In an 1895 speech, Washington advocated trading the ballot against better economic opportunities. His ideas were accepted by whites who were more than happy to defer any real discussion of social and political equality to a later date.

Du Bois firmly rejected what he saw as submission and silence to civil and political rights. He called Washington’s speech the “Atlanta Compromise.” This quarrel split the Black movement down the middle.

In 1896, America saw the legalization of segregation through the Supreme Court decision of Plessy v. Ferguson. The “mutual progress” Washington promised didn’t arrive.

As Blacks were thrown off the voting rolls and purged from the Republican Party, du Bois called for a “talented tenth” of educated African Americans to give direction to the civil rights struggle. 
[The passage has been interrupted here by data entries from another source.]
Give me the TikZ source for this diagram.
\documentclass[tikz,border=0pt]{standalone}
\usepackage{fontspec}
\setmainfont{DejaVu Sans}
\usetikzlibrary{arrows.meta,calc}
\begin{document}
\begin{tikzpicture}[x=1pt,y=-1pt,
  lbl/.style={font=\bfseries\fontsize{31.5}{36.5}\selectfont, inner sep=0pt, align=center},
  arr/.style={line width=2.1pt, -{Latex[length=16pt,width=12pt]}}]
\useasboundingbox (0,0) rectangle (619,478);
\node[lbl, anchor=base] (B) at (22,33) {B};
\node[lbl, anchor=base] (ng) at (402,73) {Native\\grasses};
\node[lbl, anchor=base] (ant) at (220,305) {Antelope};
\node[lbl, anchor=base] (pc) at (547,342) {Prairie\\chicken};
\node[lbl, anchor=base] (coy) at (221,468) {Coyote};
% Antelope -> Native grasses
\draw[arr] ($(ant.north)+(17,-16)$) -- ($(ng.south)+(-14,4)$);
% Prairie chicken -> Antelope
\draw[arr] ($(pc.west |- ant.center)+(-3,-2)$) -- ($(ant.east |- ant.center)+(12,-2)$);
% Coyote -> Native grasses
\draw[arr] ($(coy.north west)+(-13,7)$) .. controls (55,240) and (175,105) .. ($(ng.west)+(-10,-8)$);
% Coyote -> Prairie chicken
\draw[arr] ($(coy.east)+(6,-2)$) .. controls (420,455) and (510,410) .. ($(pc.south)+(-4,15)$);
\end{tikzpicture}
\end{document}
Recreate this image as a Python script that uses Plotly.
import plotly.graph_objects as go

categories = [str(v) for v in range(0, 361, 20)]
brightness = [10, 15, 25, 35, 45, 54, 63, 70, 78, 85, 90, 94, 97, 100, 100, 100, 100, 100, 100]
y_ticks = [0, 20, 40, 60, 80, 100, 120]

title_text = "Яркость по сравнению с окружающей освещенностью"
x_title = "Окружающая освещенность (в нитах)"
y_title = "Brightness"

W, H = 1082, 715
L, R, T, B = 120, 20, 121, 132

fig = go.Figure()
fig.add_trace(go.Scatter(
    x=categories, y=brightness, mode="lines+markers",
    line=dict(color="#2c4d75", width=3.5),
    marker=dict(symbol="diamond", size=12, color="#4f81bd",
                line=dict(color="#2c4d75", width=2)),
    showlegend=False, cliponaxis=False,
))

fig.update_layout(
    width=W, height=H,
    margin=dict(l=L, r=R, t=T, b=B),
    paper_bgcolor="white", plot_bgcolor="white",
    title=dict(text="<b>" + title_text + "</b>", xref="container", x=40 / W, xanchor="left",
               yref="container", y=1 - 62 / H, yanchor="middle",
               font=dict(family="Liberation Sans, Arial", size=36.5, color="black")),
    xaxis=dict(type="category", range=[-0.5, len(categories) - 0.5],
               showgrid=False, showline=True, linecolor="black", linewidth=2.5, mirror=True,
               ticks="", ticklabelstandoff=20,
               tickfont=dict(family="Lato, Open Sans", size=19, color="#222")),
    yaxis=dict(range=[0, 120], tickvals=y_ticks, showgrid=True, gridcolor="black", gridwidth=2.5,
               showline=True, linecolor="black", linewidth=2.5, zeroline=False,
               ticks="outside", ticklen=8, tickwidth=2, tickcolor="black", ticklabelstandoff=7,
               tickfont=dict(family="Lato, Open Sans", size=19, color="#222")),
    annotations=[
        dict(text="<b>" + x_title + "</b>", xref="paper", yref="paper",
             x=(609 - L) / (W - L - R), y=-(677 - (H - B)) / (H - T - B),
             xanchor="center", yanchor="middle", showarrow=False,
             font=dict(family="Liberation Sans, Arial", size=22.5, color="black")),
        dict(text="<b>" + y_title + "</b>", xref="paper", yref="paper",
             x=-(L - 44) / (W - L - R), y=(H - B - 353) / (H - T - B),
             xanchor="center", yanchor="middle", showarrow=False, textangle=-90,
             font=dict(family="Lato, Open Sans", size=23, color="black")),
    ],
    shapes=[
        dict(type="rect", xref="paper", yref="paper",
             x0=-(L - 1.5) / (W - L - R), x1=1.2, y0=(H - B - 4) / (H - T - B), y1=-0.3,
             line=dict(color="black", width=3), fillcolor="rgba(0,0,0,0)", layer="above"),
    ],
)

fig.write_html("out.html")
Coming back to the present moment, we believe the “Defund the Police” dogma risks splitting and discrediting the Black Lives Matter movement. History has shown that you can’t break the white power structure simply through hard bargaining.

America’s white political elite will be more than happy to pass “sweeping changes” that “encourage” police reform, but avoid any real discussion on the political disempowerment of Black people.

Because it’s an election year, and public opinion has swung in favor of police reforms, we expect President Trump will sign a bipartisan police reform bill aimed at better police training, professional standards for the use of force, more data and transparency to track bad officers, a ban on chokeholds and the use of no-knock warrants, and that finally makes lynching a federal hate crime.

None of this will alter the deep racist structure of the criminal justice system. The police reform and new laws, named after Black victims—the Eric Garner Anti-Chokehold Act and Breonna’s Law—are acts of social inertia that will keep the society more like it was in the past than like the “dramatically changed” society that many will celebrate.

Black Lives Matter is arguably a powerful cultural movement of our time that exposes discrimination more than it is a civil rights movement. The lasting impact will not be directly political or revolutionary.